Nature on your doorstep

I used to hear all the time when we lived in Boise that people had moved there because it was so close to nature. Since moving to the Salt Lake City area, though, I’ve decided if Boise is close to nature, then nature here is practically on your doorstep. We found out how true that is over the weekend when we went hiking as a family.

We last went hiking on Memorial Day, and thought we would try some of the closer trails we’d seen on a Parks and Recreation map. The trouble is everyone else had the same idea. It would have been a mile or two hike from where we would have had to park to the trail head. We ultimately ended up driving up the canyon to another, slightly less busy trail.

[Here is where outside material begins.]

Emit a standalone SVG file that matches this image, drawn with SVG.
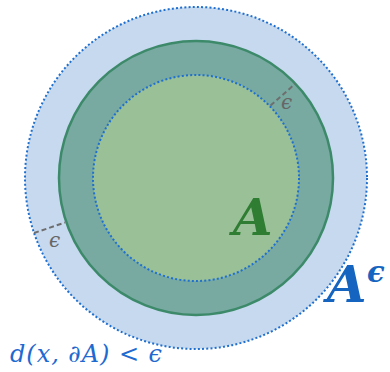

But this time we thought we’d try that first trail again. Even though the parking lot was full, traffic overflowed only a tenth of a mile down the street this time. We parked and began our hike. The trail is called Bell Canyon Trail, and if you didn’t know what you were looking for you’d miss it. It starts just off a main road, in the middle of a upper-class subdivision.

After heading up through the subdivision on the walking trail for a short distance you reach the main trail. All the nicely manicured lawns disappear, and you’re quickly in the wild. It’s not a gentle trail, either. It heads right up the side of the foothills, and if there weren’t logs placed across the trail to help minimize erosion it would be a steep, slippery trail. Instead you climb a lot of “stairs”. It’s not for the short-legged. Our seven-year-old struggled in spots.

But after cresting the ridge, the trail drops back down again briefly to cross over Dry Creek before it heads back up the other side. Eventually the trail flattens out somewhat, and soon you reach Lower Bell Canyon Reservoir. It’s a man-made lake that is part of the city water supply, but it’s a beautiful little spot. The water is glassy smooth, and surrounded by trees. There are trout for catch-n-release fishing, and a fair number of ducks (and ducklings).

We stopped on the lakeshore long enough to eat our snack, and we finally figured out where the people who had come in all those cars had gone. It seems everyone stops by the lake sooner or later. We don’t much care for crowds, so we hurried on as soon as we finished our snack.

This beautiful butterfly was at least as wide across as my hand. It’s body was as long and thick as one of my fingers. I’ve never seen a live butterfly so large–and it just sat there and posed!

It turns out the Bell Creek Trail doesn’t end there. Besides one trail that loops off to the north and comes down into another subdivision and another that works its way around the lake, the main trail breaks off from the others on the other side of the lake and heads up the canyon for at least five or six times the distance we’d hiked to the lake. Even had we known this we wouldn’t have attempted it. We’re not tough enough yet.

Instead we took the north branch for a way, then turned around to head back. It was good timing, as not long after that our youngest declared he was getting tired. By the time we got back down to the trail head we were all tired. Coming down is at least as hard as coming up, and my legs are still telling me off for that one.

It’s a very nice trail, though. And it’s only a ten minute drive from our house. You’d be looking at 30-45 minutes to reach a trail like that even in my hometown in Idaho growing up. So of course we’ll be back. We’ve set a goal that someday we’ll all be tough enough to go all the way to the top. It may take awhile, though. The majority of us don’t quite have long enough legs yet.

The entire trip took us just under two hours from when we left the house to when we returned. Bell Canyon Trail packs a lot of adventure into a two-hour family outing.